Wednesday, August 27, 2008

Erysipelas

Erysipelas

What is erysipelas?

Erysipelas is an acute specific inflammation of the skin and subcutaneous tissue, commonly of the face, characterized by shining redness, swelling, œdema, heat, and a tendency in some cases to vesicle- and bleb-formation, and accompanied by more or less febrile disturbance.

Describe the symptoms and course of erysipelas.

A decided rigor or a feeling of chilliness followed by febrile action usually ushers in the cutaneous disturbance. The skin at a certain point or part, commonly where there is a lesion of continuity, becomes bright red and swollen; this spreads by peripheral extension, and in the course of several hours involves a portion or the whole region. The parts are shining red, swollen, of an elevated temperature, and sharply defined against the sound skin. After several days or a week, during which time there is usually continued mild or severe febrile action, the process begins to subside, and is followed by epidermic desquamation.

In some cases vesicles and blebs may be present; in other cases the disease seriously involves the deeper parts, and is accompanied by grave constitutional symptoms. In exceptional instances sloughing takes place.
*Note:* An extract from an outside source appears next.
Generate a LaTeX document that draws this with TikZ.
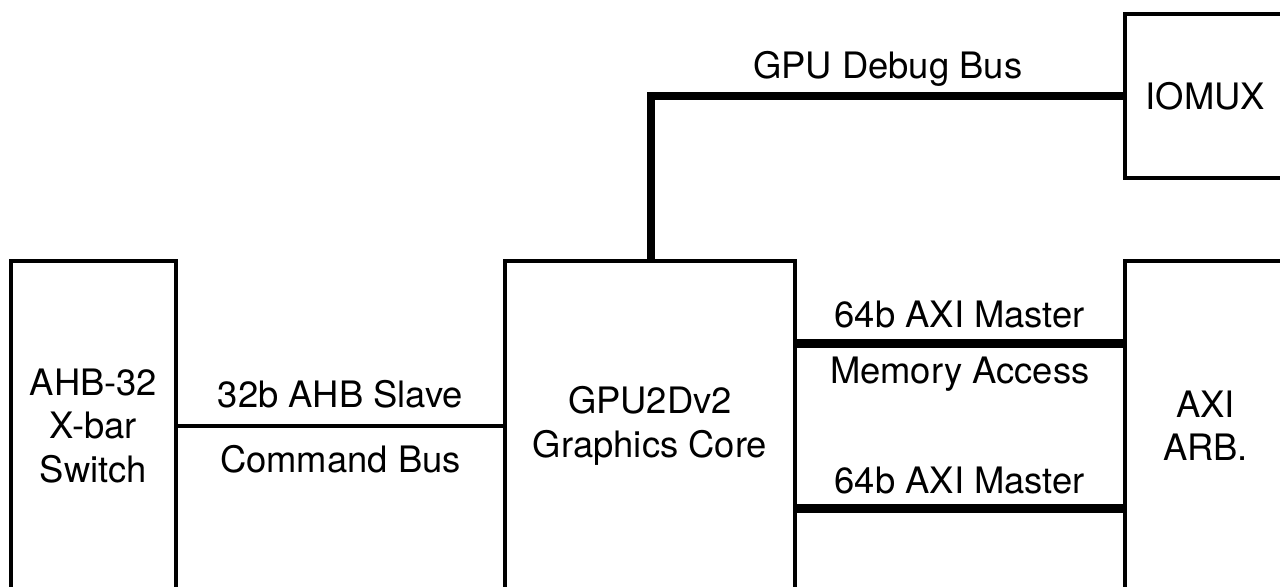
\documentclass[tikz,border=0pt]{standalone}
\usepackage{fontspec}
\setmainfont{TeX Gyre Heros}
\usetikzlibrary{positioning}
\tikzset{
    block/.style={rectangle, draw=black, line width=2pt, fill=white, align=center, minimum height=165pt, inner sep=0pt, outer sep=0pt},
    bus/.style={line width=2pt},
    widebus/.style={line width=4.15pt},
    tag/.style={midway, anchor=base, inner sep=0pt}
}

\begin{document}
\begin{tikzpicture}[x=0.5pt, y=-0.5pt, font=\fontsize{18.2}{21.7}\selectfont]
    \path[use as bounding box, clip] (0,0) rectangle (1280,586);

    \node (ahb) [block, minimum width=82.5pt] at (93.5,426) {AHB-32\\X-bar\\Switch};
    \node (gpu) [block, minimum width=145pt, right=164.5pt of ahb] {GPU2Dv2\\Graphics Core};
    \node (axi) [block, minimum width=81pt, right=164.75pt of gpu] {AXI\\ARB.};
    \node (iomux) [block, minimum width=81pt, minimum height=82pt, above=41.5pt of axi] {IOMUX};

    \draw [bus] (ahb) -- node[tag, yshift=9.5pt] {32b AHB Slave} node[tag, yshift=-23.2pt] {Command Bus} (gpu);
    \draw [widebus] ([yshift=41.25pt]gpu.east) -- node[tag, yshift=8pt] {64b AXI Master} node[tag, yshift=-20.2pt] {Memory Access} ([yshift=41.25pt]axi.west);
    \draw [widebus] ([yshift=-41.25pt]gpu.east) -- node[tag, yshift=7.6pt] {64b AXI Master} ([yshift=-41.25pt]axi.west);
    \draw [widebus] ([xshift=0.5pt]gpu.north) |- node[tag, pos=0.75, yshift=9pt] {GPU Debug Bus} (iomux.west);
\end{tikzpicture}
\end{document}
A mild, transitory, limited, and often recurrent erysipelatous condition of the outlet and immediate neighborhood of one or both nostrils is met with, taking its origin from an inflammation of the hair-follicles just inside the margin of the nose; constitutional symptoms are usually wanting. Somewhat similar, doubtless, is the erysipelatous inflammation (erysipeloid) observed on the fingers and hands of butchers, etc., starting from a wound, apparently as a result of infection from putrid meat or fish.

What is erysipelas migrans (or erysipelas ambulans)?

A variety of erysipelas which, after a few hours or days, disappears at one region and appears at another, and so continues for one or several weeks.

What is the cause of erysipelas?

The disease is due to a specific streptococcus—the streptococcus of Fehleisen. Depression of the vital forces and local abrasions are predisposing factors.

State the diagnostic points.

The character of the onset, the shining redness and swelling, the sharply-defined border, and the accompanying febrile disturbance.

What is the prognosis in erysipelas?

In most instances the disease runs a favorable course, terminating in recovery in one to three weeks. Exceptionally, in severe cases, a fatal termination ensues.

What is the treatment of erysipelas?

Internally, a purge, followed by the tincture of the chloride of iron and quinia, and stimulants if needed. Locally, one to three per cent. carbolic-acid lotion or ointment, a saturated solution of boric acid, or a ten- to twenty-per-cent. aqueous solution or ointment of ichthyol may be employed.

In some cases the spread of the disease is apparently controlled by painting the bordering healthy skin with a ring of tincture of iodine or strong solution of nitrate of silver.